The Happy Jacks sing a cappella, which means without musical accompaniment. Members have been chosen from the larger men’s choir and Singing Statesmen at the university. They perform a wide range of hits that includes classics from the 1960s, along with more contemporary chart-toppers and original compositions. The Singing Statesmen is the university’s newest performance group, known for performing standard male chorus repertoire. The Statesmen have invited local high school singers and alumni to join them for three of the selections.
Local fire managers say don’t burn slash
DUBOIS – In the Wind River Mountains above Dubois, fire managers say brush fires that are intentionally set by land owners have become problems.
Ron Wempen of the Fremont County Firewise organization says weather conditions and high winds have already caused fires to escape and cause property damage. So, he’s urging residents in the area to take caution when burning slash this spring. Slash is typically an open tract in a forest that’s strewn with debris.
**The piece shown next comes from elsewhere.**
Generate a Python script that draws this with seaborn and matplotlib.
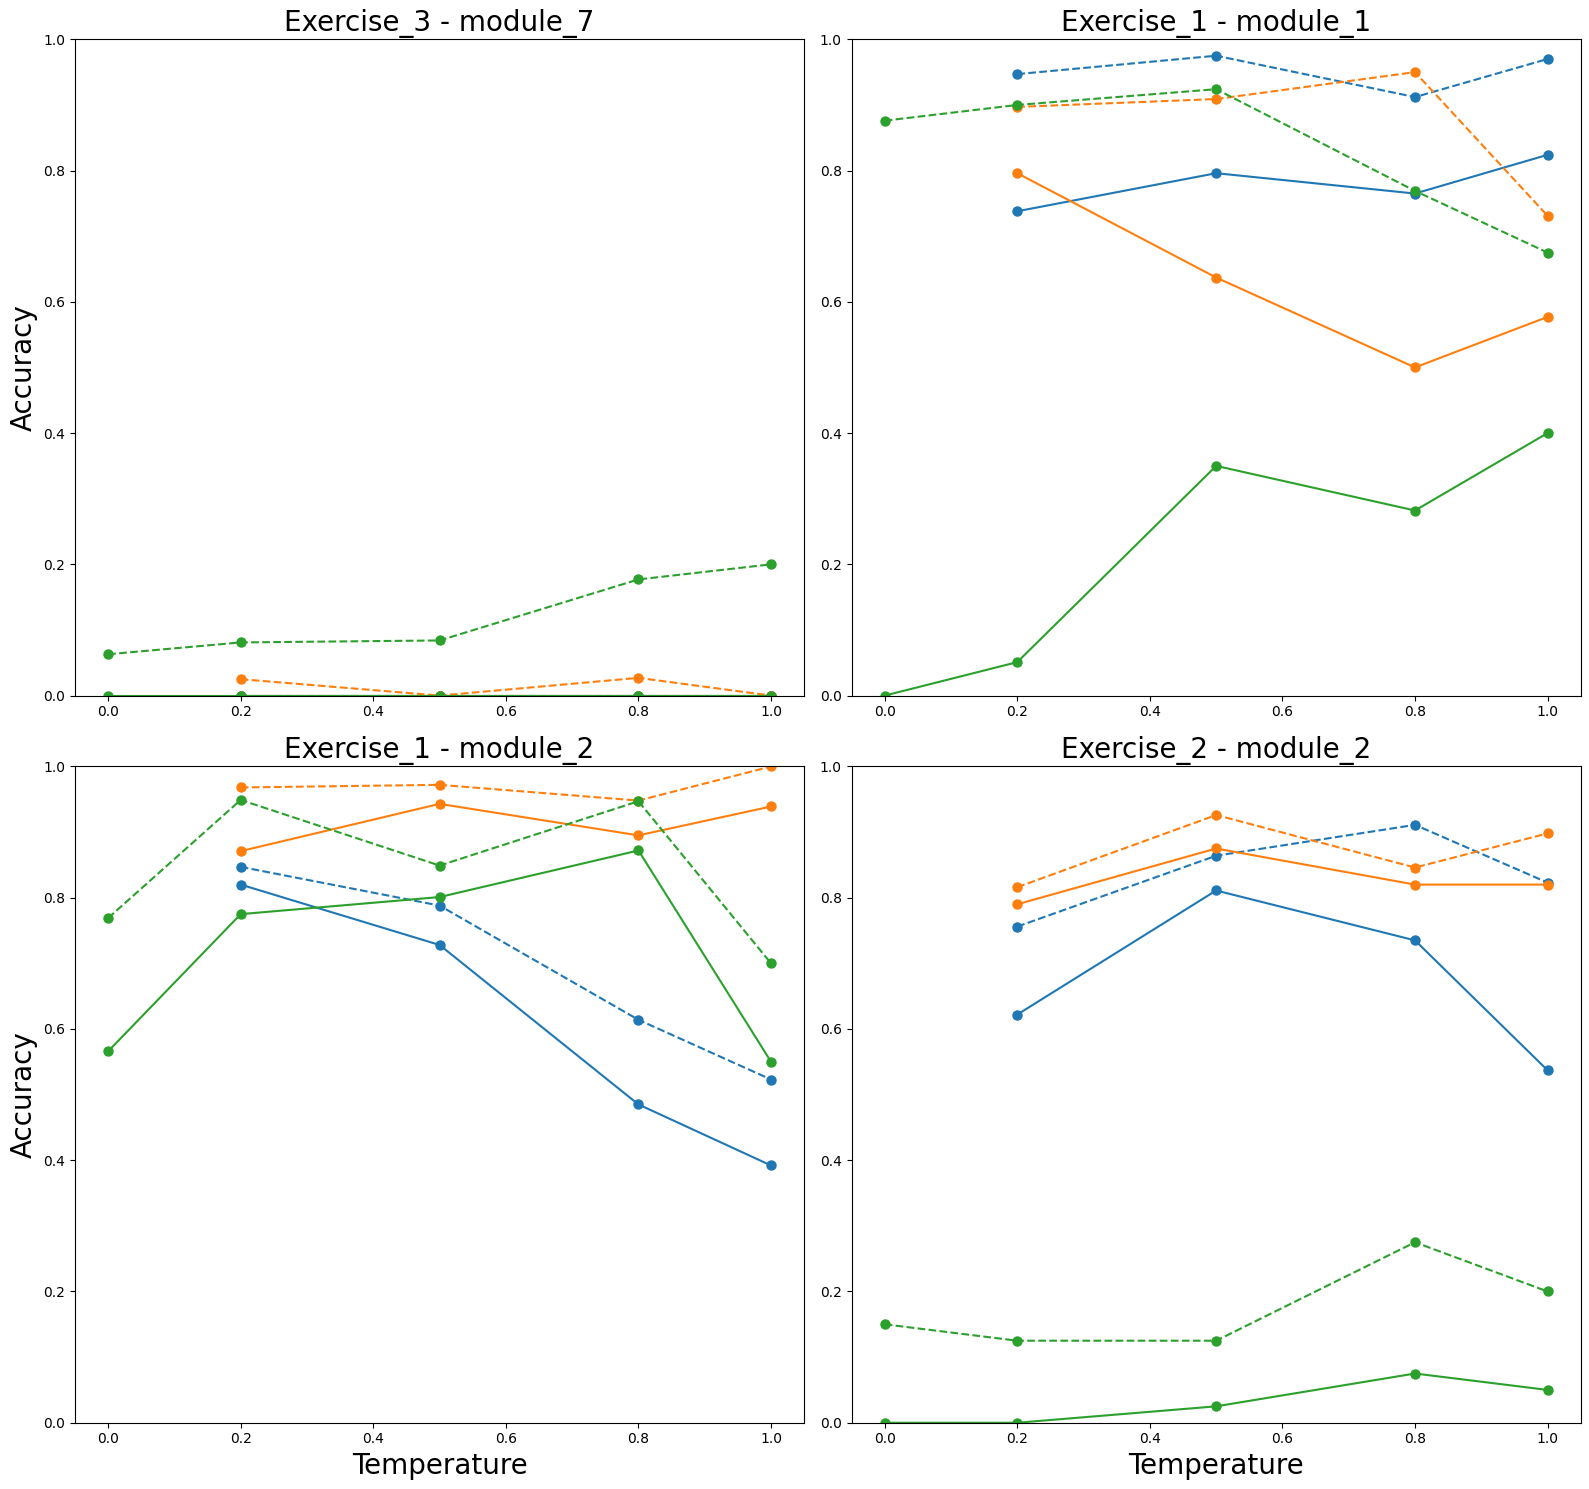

He went on to say that the current snow depths in many areas just aren’t sufficient enough this year to prevent fires from escaping into surrounding vegetation. It’s that exposed, fully cured vegetation that is now at the most vulnerable state for fire ignition and rapid fire spread.
Even with small amounts of snow on the ground, he said the exposed portion of grasses and sagebrush will ignite and burn easily. So, he said, if you decide to conduct a burn, notify the sheriff’s office first, then firefighters won’t be called out on a false alarm.
Then before burning check the weather forecast, prepare the area around the burn to keep the fire contained, have firefighting tools like shovels, rakes and water available, and stay with the burn until it’s out. And if your fire does burn out of control, call the local fire department, immediately.